* **Dataset extract**:
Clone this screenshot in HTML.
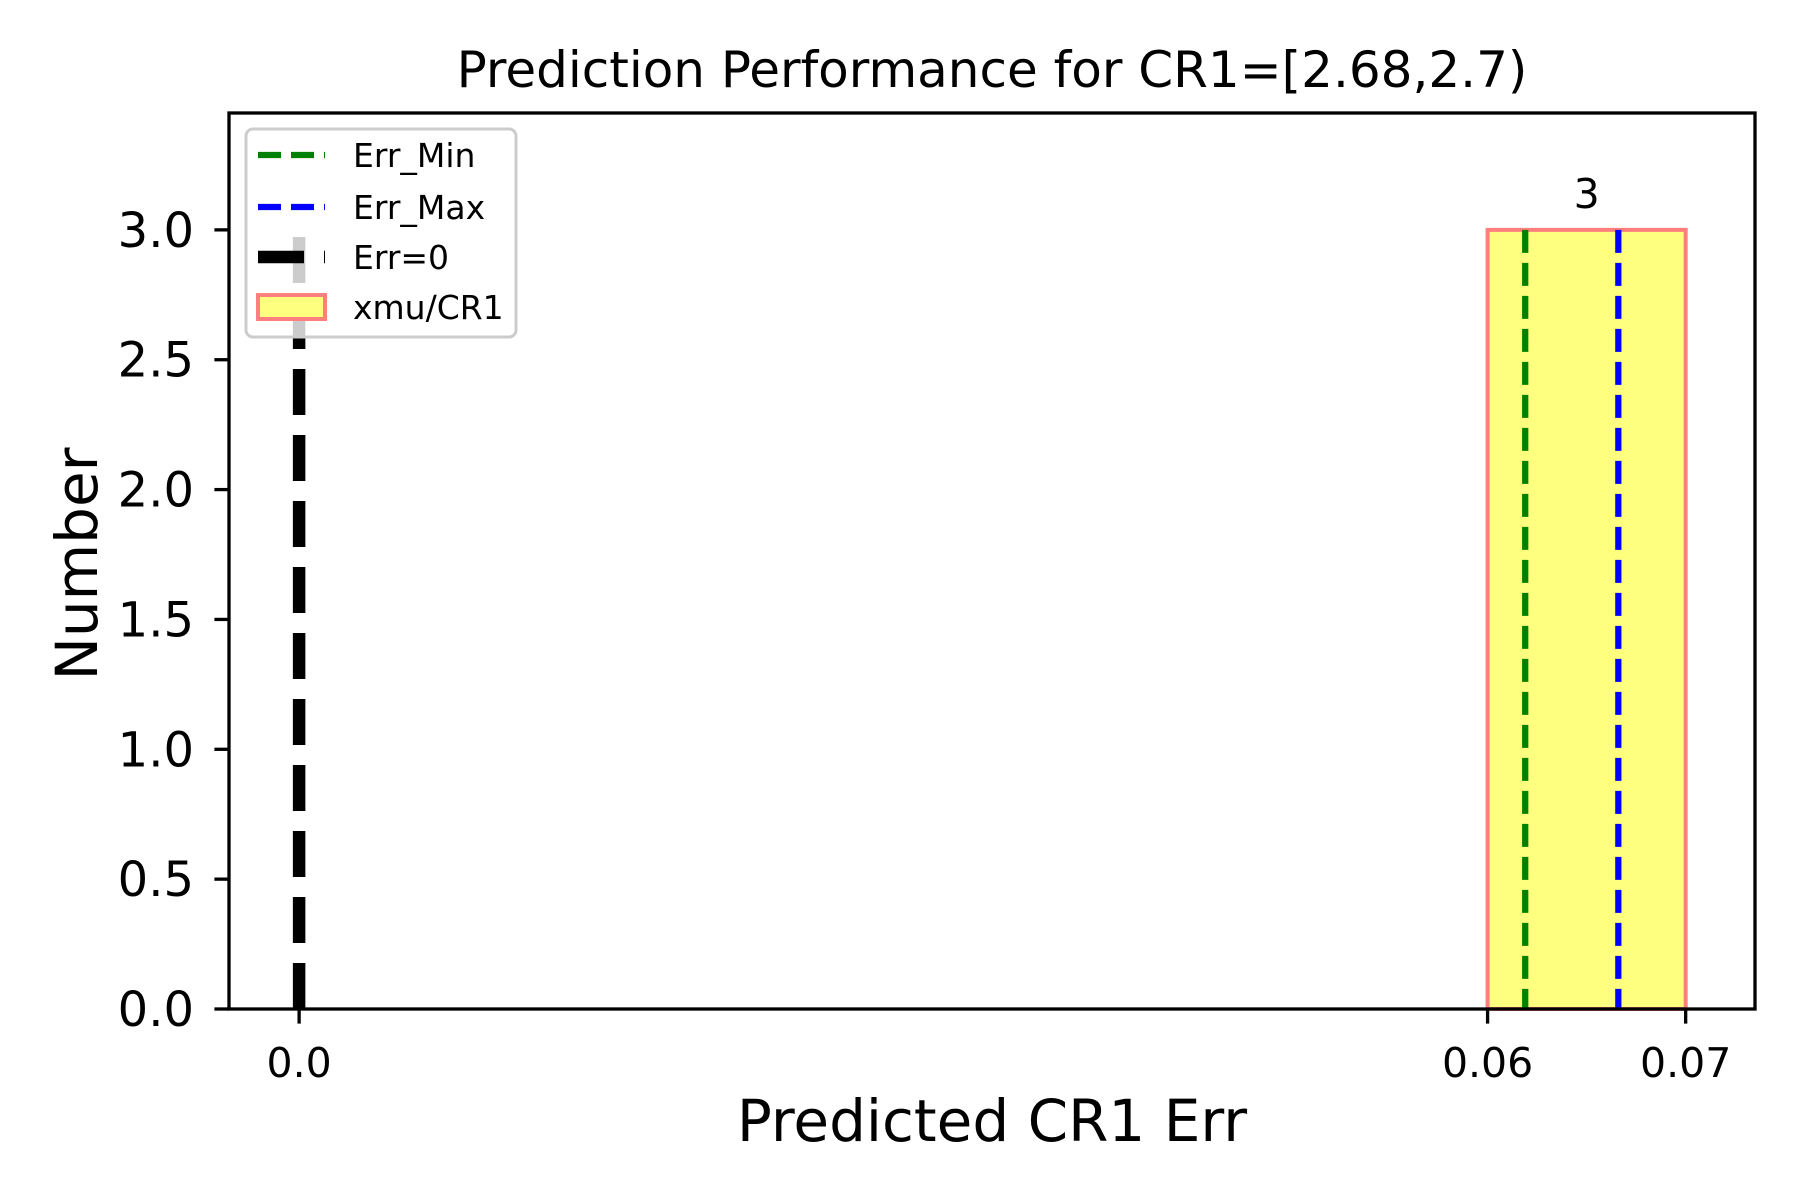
<!DOCTYPE html>
<html><head><meta charset="utf-8"><style>
html,body{margin:0;padding:0;background:#fff;}
svg{display:block;font-family:"DejaVu Sans","Liberation Sans",sans-serif;}
</style></head><body>
<svg id="chart" width="1800" height="1200" viewBox="0 0 1800 1200">
<rect x="0" y="0" width="1800" height="1200" fill="#fff"/>
<g id="plot"></g>
</svg>
<script>
const binEdges = [0.06, 0.07];
const binCounts = [3];
const errMin = 0.0619;
const errMax = 0.0666;
const errZero = 0;
const xTicks = [0.0, 0.06, 0.07];
const xTickLabels = ["0.0", "0.06", "0.07"];
const yTicks = [0, 0.5, 1, 1.5, 2, 2.5, 3];
const yTickLabels = ["0.0", "0.5", "1.0", "1.5", "2.0", "2.5", "3.0"];

const L = 229, R = 1755, T = 113, B = 1009;
const xMin = -0.00354, xMax = 0.0735, yMin = 0, yMax = 3.45;
const sx = v => L + (v - xMin) / (xMax - xMin) * (R - L);
const sy = v => B - (v - yMin) / (yMax - yMin) * (B - T);
const NS = "http://www.w3.org/2000/svg";
const g = document.getElementById('plot');
function mk(tag, attrs, parent) {
  const e = document.createElementNS(NS, tag);
  for (const k in attrs) e.setAttribute(k, attrs[k]);
  (parent || g).appendChild(e);
  return e;
}

binCounts.forEach((c, i) => {
  const x0 = sx(binEdges[i]), x1 = sx(binEdges[i + 1]);
  const r = mk('rect', {x: x0, y: sy(c), width: x1 - x0, height: sy(0) - sy(c), fill: '#ffff7f', stroke: '#ff7f7f', 'stroke-width': 4});
  
  
  const t = mk('text', {x: (x0 + x1) / 2, y: sy(c) - 22, 'font-size': 41, 'text-anchor': 'middle'});
  t.textContent = String(c);
  
  
});

const lmin = mk('line', {x1: sx(errMin), x2: sx(errMin), y1: sy(3), y2: sy(0), stroke: 'green', 'stroke-width': 6.25, 'stroke-dasharray': '23 10'});


const lmax = mk('line', {x1: sx(errMax), x2: sx(errMax), y1: sy(3), y2: sy(0), stroke: 'blue', 'stroke-width': 6.25, 'stroke-dasharray': '23 10'});


const l0 = mk('line', {x1: sx(errZero), x2: sx(errZero), y1: sy(0), y2: sy(3), stroke: '#000', 'stroke-width': 12.5, 'stroke-dasharray': '46 20'});



const frame = mk('rect', {x: L, y: T, width: R - L, height: B - T, fill: 'none', stroke: '#000', 'stroke-width': 3.3});



xTicks.forEach((v, i) => {
  const x = sx(v);
  mk('line', {x1: x, x2: x, y1: B, y2: B + 14.6, stroke: '#000', 'stroke-width': 3.3});
  const t = mk('text', {x: x, y: B + 68, 'font-size': 41, 'text-anchor': 'middle'});
  t.textContent = xTickLabels[i];
  
  
});
yTicks.forEach((v, i) => {
  const y = sy(v);
  mk('line', {x1: L, x2: L - 14.6, y1: y, y2: y, stroke: '#000', 'stroke-width': 3.3});
  const t = mk('text', {x: 194, y: y + 17, 'font-size': 48, 'text-anchor': 'end'});
  t.textContent = yTickLabels[i];
  
  
});
</script>
<svg style="position:absolute;left:0;top:0" width="1800" height="1200">
<text x="992" y="87" font-size="50" text-anchor="middle" font-family="DejaVu Sans, Liberation Sans, sans-serif">Prediction Performance for CR1=[2.68,2.7)</text>
<text x="992" y="1141" font-size="58" text-anchor="middle" font-family="DejaVu Sans, Liberation Sans, sans-serif">Predicted CR1 Err</text>
<text transform="translate(97,564) rotate(-90)" font-size="58" text-anchor="middle" font-family="DejaVu Sans, Liberation Sans, sans-serif">Number</text>
<g font-family="DejaVu Sans, Liberation Sans, sans-serif" font-size="33">
<rect x="246" y="129" width="270" height="208" rx="7" fill="#fff" fill-opacity="0.8" stroke="#cccccc" stroke-width="3"/>
<line x1="258" y1="155" x2="325" y2="155" stroke="green" stroke-width="6.25" stroke-dasharray="23 10"/>
<text x="353" y="167">Err_Min</text>
<line x1="258" y1="207" x2="325" y2="207" stroke="blue" stroke-width="6.25" stroke-dasharray="23 10"/>
<text x="353" y="219">Err_Max</text>
<line x1="258" y1="257" x2="325" y2="257" stroke="#000" stroke-width="12.5" stroke-dasharray="46 20"/>
<text x="353" y="269">Err=0</text>
<rect x="258" y="295" width="67" height="24" fill="#ffff7f" stroke="#ff7f7f" stroke-width="4"/>
<text x="353" y="319">xmu/CR1</text>
</g>
</svg>
</body></html>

* **Job**: Leaving the pictures aside, transcribe the entire listing exactly.

* **Result of this exercise**:
Clone this screenshot in HTML.
<!DOCTYPE html>
<html><head><meta charset="utf-8"><style>
html,body{margin:0;padding:0;background:#fff;}
svg{display:block;font-family:"DejaVu Sans","Liberation Sans",sans-serif;}
</style></head><body>
<svg id="chart" width="1800" height="1200" viewBox="0 0 1800 1200">
<rect x="0" y="0" width="1800" height="1200" fill="#fff"/>
<g id="plot"></g>
</svg>
<script>
const binEdges = [0.06, 0.07];
const binCounts = [3];
const errMin = 0.0619;
const errMax = 0.0666;
const errZero = 0;
const xTicks = [0.0, 0.06, 0.07];
const xTickLabels = ["0.0", "0.06", "0.07"];
const yTicks = [0, 0.5, 1, 1.5, 2, 2.5, 3];
const yTickLabels = ["0.0", "0.5", "1.0", "1.5", "2.0", "2.5", "3.0"];

const L = 229, R = 1755, T = 113, B = 1009;
const xMin = -0.00354, xMax = 0.0735, yMin = 0, yMax = 3.45;
const sx = v => L + (v - xMin) / (xMax - xMin) * (R - L);
const sy = v => B - (v - yMin) / (yMax - yMin) * (B - T);
const NS = "http://www.w3.org/2000/svg";
const g = document.getElementById('plot');
function mk(tag, attrs, parent) {
  const e = document.createElementNS(NS, tag);
  for (const k in attrs) e.setAttribute(k, attrs[k]);
  (parent || g).appendChild(e);
  return e;
}

binCounts.forEach((c, i) => {
  const x0 = sx(binEdges[i]), x1 = sx(binEdges[i + 1]);
  const r = mk('rect', {x: x0, y: sy(c), width: x1 - x0, height: sy(0) - sy(c), fill: '#ffff7f', stroke: '#ff7f7f', 'stroke-width': 4});
  
  
  const t = mk('text', {x: (x0 + x1) / 2, y: sy(c) - 22, 'font-size': 41, 'text-anchor': 'middle'});
  t.textContent = String(c);
  
  
});

const lmin = mk('line', {x1: sx(errMin), x2: sx(errMin), y1: sy(3), y2: sy(0), stroke: 'green', 'stroke-width': 6.25, 'stroke-dasharray': '23 10'});


const lmax = mk('line', {x1: sx(errMax), x2: sx(errMax), y1: sy(3), y2: sy(0), stroke: 'blue', 'stroke-width': 6.25, 'stroke-dasharray': '23 10'});


const l0 = mk('line', {x1: sx(errZero), x2: sx(errZero), y1: sy(0), y2: sy(3), stroke: '#000', 'stroke-width': 12.5, 'stroke-dasharray': '46 20'});



const frame = mk('rect', {x: L, y: T, width: R - L, height: B - T, fill: 'none', stroke: '#000', 'stroke-width': 3.3});



xTicks.forEach((v, i) => {
  const x = sx(v);
  mk('line', {x1: x, x2: x, y1: B, y2: B + 14.6, stroke: '#000', 'stroke-width': 3.3});
  const t = mk('text', {x: x, y: B + 68, 'font-size': 41, 'text-anchor': 'middle'});
  t.textContent = xTickLabels[i];
  
  
});
yTicks.forEach((v, i) => {
  const y = sy(v);
  mk('line', {x1: L, x2: L - 14.6, y1: y, y2: y, stroke: '#000', 'stroke-width': 3.3});
  const t = mk('text', {x: 194, y: y + 17, 'font-size': 48, 'text-anchor': 'end'});
  t.textContent = yTickLabels[i];
  
  
});
</script>
<svg style="position:absolute;left:0;top:0" width="1800" height="1200">
<text x="992" y="87" font-size="50" text-anchor="middle" font-family="DejaVu Sans, Liberation Sans, sans-serif">Prediction Performance for CR1=[2.68,2.7)</text>
<text x="992" y="1141" font-size="58" text-anchor="middle" font-family="DejaVu Sans, Liberation Sans, sans-serif">Predicted CR1 Err</text>
<text transform="translate(97,564) rotate(-90)" font-size="58" text-anchor="middle" font-family="DejaVu Sans, Liberation Sans, sans-serif">Number</text>
<g font-family="DejaVu Sans, Liberation Sans, sans-serif" font-size="33">
<rect x="246" y="129" width="270" height="208" rx="7" fill="#fff" fill-opacity="0.8" stroke="#cccccc" stroke-width="3"/>
<line x1="258" y1="155" x2="325" y2="155" stroke="green" stroke-width="6.25" stroke-dasharray="23 10"/>
<text x="353" y="167">Err_Min</text>
<line x1="258" y1="207" x2="325" y2="207" stroke="blue" stroke-width="6.25" stroke-dasharray="23 10"/>
<text x="353" y="219">Err_Max</text>
<line x1="258" y1="257" x2="325" y2="257" stroke="#000" stroke-width="12.5" stroke-dasharray="46 20"/>
<text x="353" y="269">Err=0</text>
<rect x="258" y="295" width="67" height="24" fill="#ffff7f" stroke="#ff7f7f" stroke-width="4"/>
<text x="353" y="319">xmu/CR1</text>
</g>
</svg>
</body></html>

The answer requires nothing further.